Where to start (practical next steps)
First, lock down a baseline: choose a smart contract wallet that supports multisig, modules, and has a healthy ecosystem of apps and auditors. If you want an accessible starting point, try a widely-used safe solution—one that has mature safe apps and community trust—because network effects matter for integrations and support. For instance, you can explore options around the safe wallet ecosystem to see how established tooling fits your DAO’s needs.
Second, run a mock transaction. On a testnet or a small subset of funds, run through proposal, approval, and execution. Track the time it takes, the failure modes, and the communication gaps. These little rehearsals reveal policy holes fast.
Third, write the governance script for treasury ops. Not poetic governance—explicit checks: thresholds, timelocks, emergency reverts, and the process owner for off-chain coordination. Bake these into your onboarding docs.
FAQ
How many signers should our DAO have?
It depends on size and risk tolerance. 3-of-5 is common for small DAOs. For DAOs with big treasuries, consider layered controls or higher thresholds. Evaluate the trade-offs: more signers = safer, but slower.

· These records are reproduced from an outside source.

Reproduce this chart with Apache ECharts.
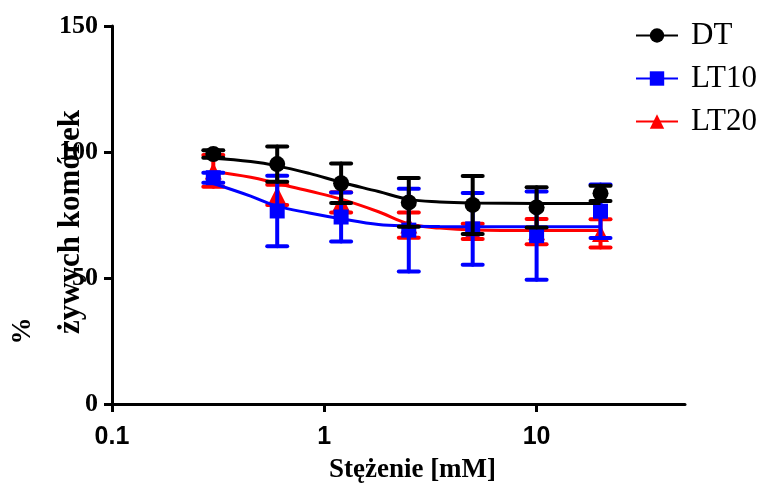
<!DOCTYPE html>
<html>
<head>
<meta charset="utf-8">
<script src="https://cdn.jsdelivr.net/npm/echarts@6/dist/echarts.min.js"></script>
<style>
  html, body { margin: 0; padding: 0; background: #fff; }
  #chart { width: 767px; height: 496px; }
</style>
</head>
<body>
<div id="chart"></div>
<script>
// Concentrations [mM]
const conc = [0.3, 0.6, 1.2, 2.5, 5, 10, 20];

// Mean viability (%) and standard deviation per concentration
const dtMean   = [99.2, 95.2, 87.6, 80.0, 79.0, 78.0, 83.6];
const dtSd     = [1.5, 7.0, 7.8, 9.7, 11.5, 8.0, 3.0];
const lt10Mean = [89.8, 76.6, 74.2, 69.0, 69.5, 66.8, 76.5];
const lt10Sd   = [2.0, 14.0, 9.7, 16.4, 14.2, 17.5, 10.6];
const lt20Mean = [92.5, 83.0, 80.0, 71.0, 68.5, 68.4, 67.7];
const lt20Sd   = [6.3, 4.0, 4.0, 5.0, 3.0, 5.0, 5.6];

// Fitted dose-response curves
const fitConc  = [0.3, 0.45, 0.6, 0.85, 1.2, 1.8, 2.5, 3.5, 5, 10, 20];
const dtFit    = [97.5, 96.2, 94.5, 91.5, 88.0, 84.3, 81.2, 80.2, 79.8, 79.6, 79.6];
const lt10Fit  = [87.5, 82.5, 78.5, 75.8, 73.5, 71.2, 70.6, 70.4, 70.3, 70.3, 70.3];
const lt20Fit  = [92.3, 90.0, 87.5, 84.5, 81.3, 76.3, 71.5, 69.8, 69.0, 68.8, 68.8];

const xTicks = [0.1, 1, 10];

const colors = { DT: '#000000', LT10: '#0000ff', LT20: '#ff0000' };
const serif = '"Liberation Serif", "Times New Roman", serif';
const sans = '"Liberation Sans", Arial, sans-serif';

function pairs(xs, ys) { return xs.map((x, i) => [x, ys[i]]); }

function errorSeries(name, means, sds, z) {
  return {
    type: 'custom',
    name: name,
    z: z,
    silent: true,
    data: conc.map((c, i) => [c, means[i] - sds[i], means[i] + sds[i]]),
    renderItem: function (params, api) {
      const lo = api.coord([api.value(0), api.value(1)]);
      const hi = api.coord([api.value(0), api.value(2)]);
      const half = 10;
      const style = { stroke: colors[name], lineWidth: 4, lineCap: 'round' };
      return {
        type: 'group',
        children: [
          { type: 'line', shape: { x1: lo[0], y1: lo[1], x2: hi[0], y2: hi[1] }, style: style },
          { type: 'line', shape: { x1: lo[0] - half, y1: lo[1], x2: lo[0] + half, y2: lo[1] }, style: style },
          { type: 'line', shape: { x1: hi[0] - half, y1: hi[1], x2: hi[0] + half, y2: hi[1] }, style: style }
        ]
      };
    }
  };
}

function curveSeries(name, ys, symbol, z) {
  return {
    type: 'line',
    name: name,
    z: z,
    data: pairs(fitConc, ys),
    smooth: 0.4,
    symbol: symbol,
    symbolSize: 18,
    showSymbol: false,
    lineStyle: { color: colors[name], width: 3 },
    itemStyle: { color: colors[name] },
    silent: true
  };
}

function markerSeries(name, means, symbol, size, z) {
  return {
    type: 'scatter',
    name: name,
    z: z,
    data: pairs(conc, means),
    symbol: symbol,
    symbolSize: size,
    itemStyle: { color: colors[name], opacity: 1 },
    silent: true
  };
}

const chart = echarts.init(document.getElementById('chart'), null, { renderer: 'canvas' });

chart.setOption({
  animation: false,
  backgroundColor: '#ffffff',
  grid: { left: 112, right: 82, top: 26, bottom: 92 },
  legend: {
    data: ['DT', 'LT10', 'LT20'],
    orient: 'vertical',
    left: 630,
    top: 15,
    itemWidth: 42,
    itemHeight: 18,
    itemGap: 12,
    textStyle: { fontFamily: serif, fontSize: 31, color: '#000', padding: [0, 0, 0, 8] }
  },
  xAxis: {
    type: 'log',
    logBase: 10,
    min: 0.1,
    max: 50,
    name: 'Stężenie [mM]',
    nameLocation: 'middle',
    nameGap: 53,
    nameTextStyle: { fontFamily: serif, fontWeight: 'bold', fontSize: 27, color: '#000', padding: [0, 0, 0, 28] },
    axisLine: { onZero: false, lineStyle: { color: '#000', width: 3 } },
    axisTick: { length: 8, lineStyle: { color: '#000', width: 3 }, customValues: xTicks },
    axisLabel: { fontFamily: sans, fontWeight: 'bold', fontSize: 25, color: '#000', margin: 21, customValues: xTicks },
    splitLine: { show: false },
    minorTick: { show: false }
  },
  yAxis: {
    type: 'value',
    min: 0,
    max: 150,
    interval: 50,
    axisLine: { show: true, lineStyle: { color: '#000', width: 3 } },
    axisTick: { show: true, length: 8, lineStyle: { color: '#000', width: 3 } },
    axisLabel: { fontFamily: serif, fontWeight: 'bold', fontSize: 26, color: '#000', margin: 14 },
    splitLine: { show: false }
  },
  graphic: [
    {
      type: 'text', x: 23, y: 331, rotation: Math.PI / 2,
      style: { text: '%', font: 'bold 27px ' + serif, fill: '#000', align: 'center', verticalAlign: 'middle' }
    },
    {
      type: 'text', x: 71, y: 222, rotation: Math.PI / 2,
      style: { text: 'żywych komórek', font: 'bold 31px ' + serif, fill: '#000', align: 'center', verticalAlign: 'middle' }
    }
  ],
  series: [
    curveSeries('DT', dtFit, 'circle', 30),
    curveSeries('LT10', lt10Fit, 'rect', 20),
    curveSeries('LT20', lt20Fit, 'triangle', 10),
    errorSeries('LT20', lt20Mean, lt20Sd, 11),
    markerSeries('LT20', lt20Mean, 'triangle', 17, 12),
    errorSeries('LT10', lt10Mean, lt10Sd, 21),
    markerSeries('LT10', lt10Mean, 'rect', 15, 22),
    errorSeries('DT', dtMean, dtSd, 31),
    markerSeries('DT', dtMean, 'circle', 16, 32)
  ]
});
</script>
</body>
</html>
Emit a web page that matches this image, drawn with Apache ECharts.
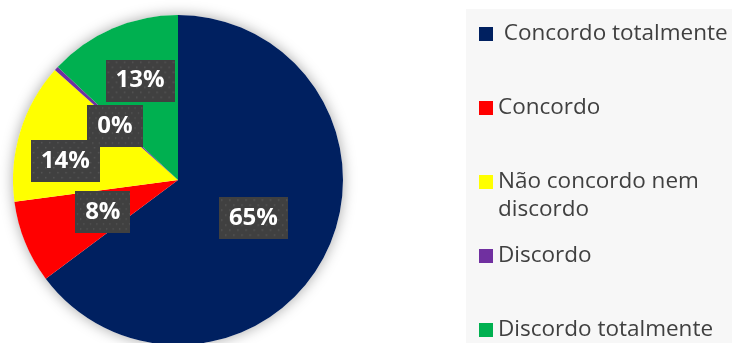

Can a safe app automate payouts?
Yes—many safe apps support batching and scheduled transactions, which helps with payroll and subscription payments. Always pair automation with human review and bounded limits.
What happens if a signer loses access?
Plan for recovery: designate replacement signer procedures, use social recovery modules if your wallet supports them, and keep legal/organizational backups for steward decisions. Test the recovery flow before you need it.